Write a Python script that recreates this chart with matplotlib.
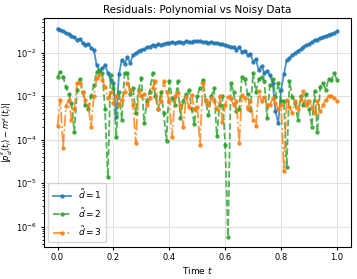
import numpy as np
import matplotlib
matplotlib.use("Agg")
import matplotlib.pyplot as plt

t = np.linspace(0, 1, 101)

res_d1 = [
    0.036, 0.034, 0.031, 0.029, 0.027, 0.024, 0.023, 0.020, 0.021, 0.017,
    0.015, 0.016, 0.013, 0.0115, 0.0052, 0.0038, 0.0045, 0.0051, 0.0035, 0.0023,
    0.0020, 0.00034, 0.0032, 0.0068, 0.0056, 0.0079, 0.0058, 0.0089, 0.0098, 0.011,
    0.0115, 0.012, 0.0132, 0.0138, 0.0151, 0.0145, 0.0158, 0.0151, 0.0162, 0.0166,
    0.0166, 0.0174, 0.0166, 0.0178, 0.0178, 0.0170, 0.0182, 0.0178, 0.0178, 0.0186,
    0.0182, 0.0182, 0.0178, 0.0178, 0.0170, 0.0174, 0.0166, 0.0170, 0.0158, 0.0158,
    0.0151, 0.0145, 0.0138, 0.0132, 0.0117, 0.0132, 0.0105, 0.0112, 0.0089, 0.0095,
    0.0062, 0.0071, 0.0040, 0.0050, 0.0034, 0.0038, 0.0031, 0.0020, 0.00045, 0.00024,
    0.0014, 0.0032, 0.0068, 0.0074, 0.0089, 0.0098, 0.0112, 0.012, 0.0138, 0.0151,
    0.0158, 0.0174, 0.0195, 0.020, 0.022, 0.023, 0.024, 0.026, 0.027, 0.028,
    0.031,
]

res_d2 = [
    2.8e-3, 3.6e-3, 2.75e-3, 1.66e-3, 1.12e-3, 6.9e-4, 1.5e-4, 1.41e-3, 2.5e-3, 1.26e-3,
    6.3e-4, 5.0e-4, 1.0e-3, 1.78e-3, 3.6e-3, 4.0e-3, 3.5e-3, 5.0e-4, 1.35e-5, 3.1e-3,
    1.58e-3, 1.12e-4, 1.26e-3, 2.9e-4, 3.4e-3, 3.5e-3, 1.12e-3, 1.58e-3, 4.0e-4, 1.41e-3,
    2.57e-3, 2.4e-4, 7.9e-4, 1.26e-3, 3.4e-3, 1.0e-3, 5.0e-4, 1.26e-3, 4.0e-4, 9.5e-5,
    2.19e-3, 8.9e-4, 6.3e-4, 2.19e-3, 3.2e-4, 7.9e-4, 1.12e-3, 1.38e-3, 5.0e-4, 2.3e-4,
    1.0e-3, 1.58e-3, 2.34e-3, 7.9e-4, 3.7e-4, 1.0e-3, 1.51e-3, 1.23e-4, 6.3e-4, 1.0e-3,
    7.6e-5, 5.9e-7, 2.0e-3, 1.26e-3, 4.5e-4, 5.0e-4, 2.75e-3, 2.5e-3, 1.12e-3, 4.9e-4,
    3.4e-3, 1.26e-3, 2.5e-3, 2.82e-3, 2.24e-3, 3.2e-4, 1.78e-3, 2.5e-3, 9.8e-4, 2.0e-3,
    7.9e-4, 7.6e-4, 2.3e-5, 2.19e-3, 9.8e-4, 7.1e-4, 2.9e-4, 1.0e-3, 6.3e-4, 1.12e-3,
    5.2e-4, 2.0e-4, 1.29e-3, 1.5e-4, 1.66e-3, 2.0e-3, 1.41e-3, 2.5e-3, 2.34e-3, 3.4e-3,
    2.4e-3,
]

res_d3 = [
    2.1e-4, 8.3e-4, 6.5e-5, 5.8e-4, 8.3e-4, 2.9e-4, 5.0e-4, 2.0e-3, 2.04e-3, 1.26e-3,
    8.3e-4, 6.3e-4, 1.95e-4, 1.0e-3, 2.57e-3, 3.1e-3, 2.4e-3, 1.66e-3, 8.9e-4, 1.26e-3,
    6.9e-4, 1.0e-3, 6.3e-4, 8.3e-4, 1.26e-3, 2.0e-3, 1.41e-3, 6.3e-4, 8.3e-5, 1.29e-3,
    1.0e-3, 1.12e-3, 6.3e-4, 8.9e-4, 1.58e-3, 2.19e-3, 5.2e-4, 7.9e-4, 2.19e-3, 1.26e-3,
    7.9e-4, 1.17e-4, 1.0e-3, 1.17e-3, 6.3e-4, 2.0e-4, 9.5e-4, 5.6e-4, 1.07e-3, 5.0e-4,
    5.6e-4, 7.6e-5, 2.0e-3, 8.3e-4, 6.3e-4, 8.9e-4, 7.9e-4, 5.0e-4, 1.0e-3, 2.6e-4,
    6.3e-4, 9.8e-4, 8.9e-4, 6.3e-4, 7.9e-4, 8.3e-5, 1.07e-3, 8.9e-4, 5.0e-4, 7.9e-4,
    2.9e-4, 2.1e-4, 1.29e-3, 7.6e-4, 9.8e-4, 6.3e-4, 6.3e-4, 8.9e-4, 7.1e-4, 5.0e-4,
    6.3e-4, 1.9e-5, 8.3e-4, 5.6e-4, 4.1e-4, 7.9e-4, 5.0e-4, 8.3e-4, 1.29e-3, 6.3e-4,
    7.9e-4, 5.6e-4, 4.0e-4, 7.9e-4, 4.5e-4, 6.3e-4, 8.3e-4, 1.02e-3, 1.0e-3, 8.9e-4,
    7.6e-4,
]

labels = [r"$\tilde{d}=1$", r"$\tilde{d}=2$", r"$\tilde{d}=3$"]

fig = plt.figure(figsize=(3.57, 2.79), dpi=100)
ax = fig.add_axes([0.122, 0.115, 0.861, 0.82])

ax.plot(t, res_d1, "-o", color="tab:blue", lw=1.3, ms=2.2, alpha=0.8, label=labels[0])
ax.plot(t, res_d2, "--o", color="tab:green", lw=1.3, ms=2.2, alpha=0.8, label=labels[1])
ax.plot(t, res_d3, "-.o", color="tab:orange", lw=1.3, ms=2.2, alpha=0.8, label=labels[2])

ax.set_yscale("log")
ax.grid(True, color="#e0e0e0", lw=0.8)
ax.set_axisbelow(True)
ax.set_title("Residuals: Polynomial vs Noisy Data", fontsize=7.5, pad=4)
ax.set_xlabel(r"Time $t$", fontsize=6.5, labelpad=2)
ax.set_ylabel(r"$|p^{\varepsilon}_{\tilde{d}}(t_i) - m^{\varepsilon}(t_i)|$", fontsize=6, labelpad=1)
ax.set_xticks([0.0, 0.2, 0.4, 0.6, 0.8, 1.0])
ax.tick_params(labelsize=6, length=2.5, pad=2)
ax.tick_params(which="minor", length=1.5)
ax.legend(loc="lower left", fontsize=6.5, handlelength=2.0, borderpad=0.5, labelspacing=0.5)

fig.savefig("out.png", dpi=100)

::::

GIVEN REQUEST:
Reproduce only the lines from the beginning of the data through the line that contains "t = np.linspace(0, 1, 101)", both included, and please drop the pictures.

EXERCISE SOLUTION:
Write a Python script that recreates this chart with matplotlib.
import numpy as np
import matplotlib
matplotlib.use("Agg")
import matplotlib.pyplot as plt

t = np.linspace(0, 1, 101)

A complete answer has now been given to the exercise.